### PROBLEM TO SOLVE
Extract word for word the lines of the listing from its start to the line holding "0.909, 0.887, 0.887]", both ends kept; pictures are not part of the copy.

[Code that draws figures]

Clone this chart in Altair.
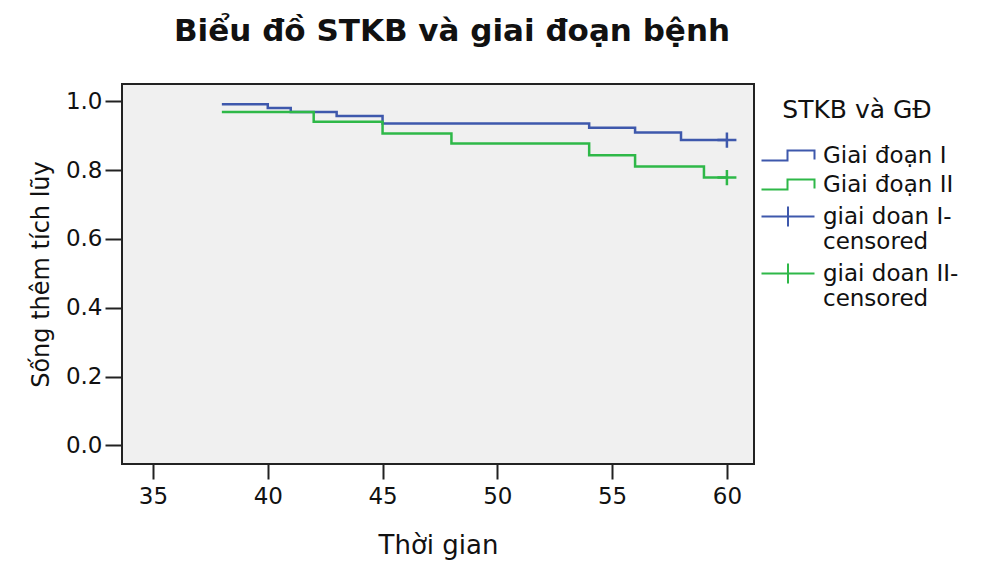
import altair as alt
import pandas as pd

# Kaplan-Meier survival steps per disease stage
series_names = ["Giai đoạn I", "Giai đoạn II"]
censor_names = ["giai doan I-censored", "giai doan II-censored"]

times_stage1 = [38, 40, 41, 43, 45, 54, 56, 58, 60]
surv_stage1 = [0.991, 0.980, 0.969, 0.957, 0.935, 0.923, 0.909, 0.887, 0.887]

times_stage2 = [38, 42, 45, 48, 54, 56, 59, 60]
surv_stage2 = [0.969, 0.940, 0.906, 0.877, 0.843, 0.810, 0.778, 0.778]

# censored observations at the end of follow-up
censor_times = [60, 60]
censor_surv = [0.887, 0.778]

x_ticks = [35, 40, 45, 50, 55, 60]
y_ticks = [0.0, 0.2, 0.4, 0.6, 0.8, 1.0]

BLUE = "#3E58AC"
GREEN = "#2EB848"
FONT = "DejaVu Sans"

steps = pd.DataFrame(
    {
        "time": times_stage1 + times_stage2,
        "surv": surv_stage1 + surv_stage2,
        "label": [series_names[0]] * len(times_stage1) + [series_names[1]] * len(times_stage2),
    }
)
censored = pd.DataFrame({"time": censor_times, "surv": censor_surv, "label": censor_names})
key_rows = pd.DataFrame(
    {
        "time": censor_times + censor_times,
        "surv": censor_surv + censor_surv,
        "label": series_names + censor_names,
    }
)

all_labels = series_names + censor_names
color_scale = alt.Scale(domain=all_labels, range=[BLUE, GREEN, BLUE, GREEN])

# legend glyphs (drawn wide, with a small nominal symbol size so rows stay compact):
# a small step for the curves, a tick on a line for censoring
step_glyph = "M-1.2,1L4,1L4,-1L9.4,-1L9.4,0.8"
censor_glyph = "M-1.2,0L9.4,0M4.1,-2L4.1,2"
shape_scale = alt.Scale(domain=all_labels, range=[step_glyph, step_glyph, censor_glyph, censor_glyph])
plus_mark = "M-1,0L1,0M0,-0.8L0,0.8"

x_enc = alt.X(
    "time:Q",
    scale=alt.Scale(domain=[33.65, 61.18], nice=False, zero=False),
    axis=alt.Axis(
        title="Thời gian",
        values=x_ticks,
        format="d",
        grid=False,
        domain=False,
        tickSize=15,
        tickWidth=2,
        tickColor="#222222",
        labelFontSize=23,
        labelPadding=6,
        labelFont=FONT,
        labelColor="#111111",
        titleFont=FONT,
        titleFontSize=26,
        titleFontWeight="normal",
        titleColor="#111111",
        titlePadding=24,
    ),
)
y_enc = alt.Y(
    "surv:Q",
    scale=alt.Scale(domain=[-0.054, 1.05], nice=False, zero=False),
    axis=alt.Axis(
        title="Sống thêm tích lũy",
        values=y_ticks,
        format=".1f",
        grid=False,
        domain=False,
        tickSize=17,
        tickWidth=2,
        tickColor="#222222",
        labelFontSize=23,
        labelPadding=3,
        labelFont=FONT,
        labelColor="#111111",
        titleFont=FONT,
        titleFontSize=24,
        titleFontWeight="normal",
        titleColor="#111111",
        titlePadding=12,
    ),
)

legend_spec = alt.Legend(
    title="STKB và GĐ",
    orient="none",
    legendX=634,
    legendY=14,
    titleFont=FONT,
    titleFontSize=25,
    titleFontWeight="normal",
    titleColor="#111111",
    titleAnchor="middle",
    titlePadding=21,
    labelFont=FONT,
    labelFontSize=23,
    labelColor="#111111",
    labelOffset=44,
    labelLimit=300,
    symbolSize=100,
    symbolStrokeWidth=2,
    symbolOpacity=1,
    symbolFillColor="transparent",
    rowPadding=5,
    labelExpr=(
        "datum.label == 'giai doan I-censored' ? ['giai doan I-', 'censored'] : "
        "datum.label == 'giai doan II-censored' ? ['giai doan II-', 'censored'] : datum.label"
    ),
)

# invisible layer that carries the legend (colour + glyph per entry)
key = (
    alt.Chart(key_rows)
    .mark_point(filled=False, opacity=0)
    .encode(
        x=x_enc,
        y=y_enc,
        color=alt.Color("label:N", scale=color_scale, legend=legend_spec),
        shape=alt.Shape("label:N", scale=shape_scale, legend=legend_spec),
    )
)

curves = (
    alt.Chart(steps)
    .mark_line(interpolate="step-after", strokeWidth=2.5)
    .encode(x="time:Q", y="surv:Q", color=alt.Color("label:N", legend=None), detail="label:N")
)

plus_marks = (
    alt.Chart(censored)
    .mark_point(shape=plus_mark, filled=False, size=361, strokeWidth=2.5, opacity=1)
    .encode(x="time:Q", y="surv:Q", color=alt.Color("label:N", legend=None))
)

chart = (
    alt.layer(key, curves, plus_marks)
    .resolve_legend(color="independent", shape="independent")
    .properties(
        width=632,
        height=380,
        autosize=alt.AutoSizeParams(type="none"),
        padding={"left": 122, "top": 84, "right": 231, "bottom": 97},
        title=alt.TitleParams(
            "Biểu đồ STKB và giai đoạn bệnh",
            font=FONT,
            fontSize=31,
            fontWeight="bold",
            color="#111111",
            anchor="middle",
            dx=14,
            offset=36,
        ),
        background="white",
    )
    .configure_view(fill="#F0F0F0", stroke="#222222", strokeWidth=2)
)

chart.save("out.html", embed_options={"renderer": "svg", "actions": False})
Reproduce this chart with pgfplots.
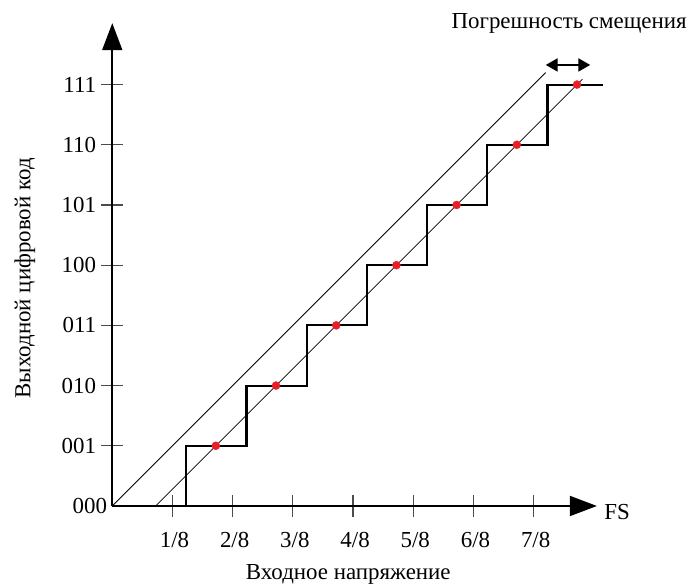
\documentclass[border=0pt]{standalone}
\usepackage{fontspec}
\setmainfont{Liberation Serif}
\usepackage{pgfplots}
\pgfplotsset{compat=1.18}
\usetikzlibrary{arrows.meta}
\definecolor{dotred}{RGB}{232,30,40}
\begin{document}
\begin{tikzpicture}[font=\fontsize{23}{27}\selectfont]
\begin{axis}[
  x=60.2bp, y=60.2bp,
  xmin=0, xmax=8.05, ymin=0, ymax=8.02,
  axis lines=left,
  axis line style={line width=1.7bp, -{Triangle[length=27bp,width=20bp]}},
  clip=false,
  xtick={1,...,7}, xticklabels={1/8,2/8,3/8,4/8,5/8,6/8,7/8},
  ytick={1,...,7}, yticklabels={001,010,011,100,101,110,111},
  extra y ticks={0}, extra y tick labels={000},
  extra y tick style={major tick length=0pt},
  tick align=center, major tick length=22bp,
  tick style={black!70, line width=1.2bp},
  tick label style={font=\fontsize{23}{27}\selectfont, inner sep=0pt},
  xticklabel style={anchor=north, yshift=-15bp, xshift=2bp},
  yticklabel style={anchor=east, xshift=-5bp},
]
% bounding box
\path (axis cs:-1.865,-1.362) rectangle (axis cs:9.58,8.405);
% ideal line
\addplot[black, line width=0.8bp] coordinates {(0,0) (7.2,7.2)};
% offset line
\addplot[black, line width=0.8bp] coordinates {(0.72,0) (7.81,7.09)};
% staircase
\addplot[black, line width=2.1bp] coordinates {
  (1.23,0) (1.23,1) (2.23,1) (2.23,2) (3.23,2) (3.23,3) (4.23,3) (4.23,4)
  (5.23,4) (5.23,5) (6.23,5) (6.23,6) (7.23,6) (7.23,7) (8.15,7)};
% red points
\addplot[only marks, mark=*, mark size=4bp, dotred, mark options={draw=dotred, fill=dotred}] coordinates {
  (1.72,1) (2.72,2) (3.72,3) (4.72,4) (5.72,5) (6.72,6) (7.72,7)};
% offset arrow
\draw[line width=2.2bp, {Triangle[length=12bp,width=13bp]}-{Triangle[length=12bp,width=13bp]}]
  (axis cs:7.2,7.326) -- (axis cs:7.94,7.326);
% texts
\node[anchor=base east, inner sep=0pt] at (axis cs:9.545,7.935) {Погрешность смещения};
\node[anchor=west, inner sep=0pt] at (axis cs:8.17,-0.108) {FS};
\node[inner sep=0pt] at (axis cs:3.92,-1.13) {Входное напряжение};
\node[inner sep=0pt, rotate=90] at (axis cs:-1.45,3.78) {Выходной цифровой код};
\end{axis}
\end{tikzpicture}
\end{document}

### EXPECTED ANSWER
Clone this chart in Altair.
import altair as alt
import pandas as pd

# Kaplan-Meier survival steps per disease stage
series_names = ["Giai đoạn I", "Giai đoạn II"]
censor_names = ["giai doan I-censored", "giai doan II-censored"]

times_stage1 = [38, 40, 41, 43, 45, 54, 56, 58, 60]
surv_stage1 = [0.991, 0.980, 0.969, 0.957, 0.935, 0.923, 0.909, 0.887, 0.887]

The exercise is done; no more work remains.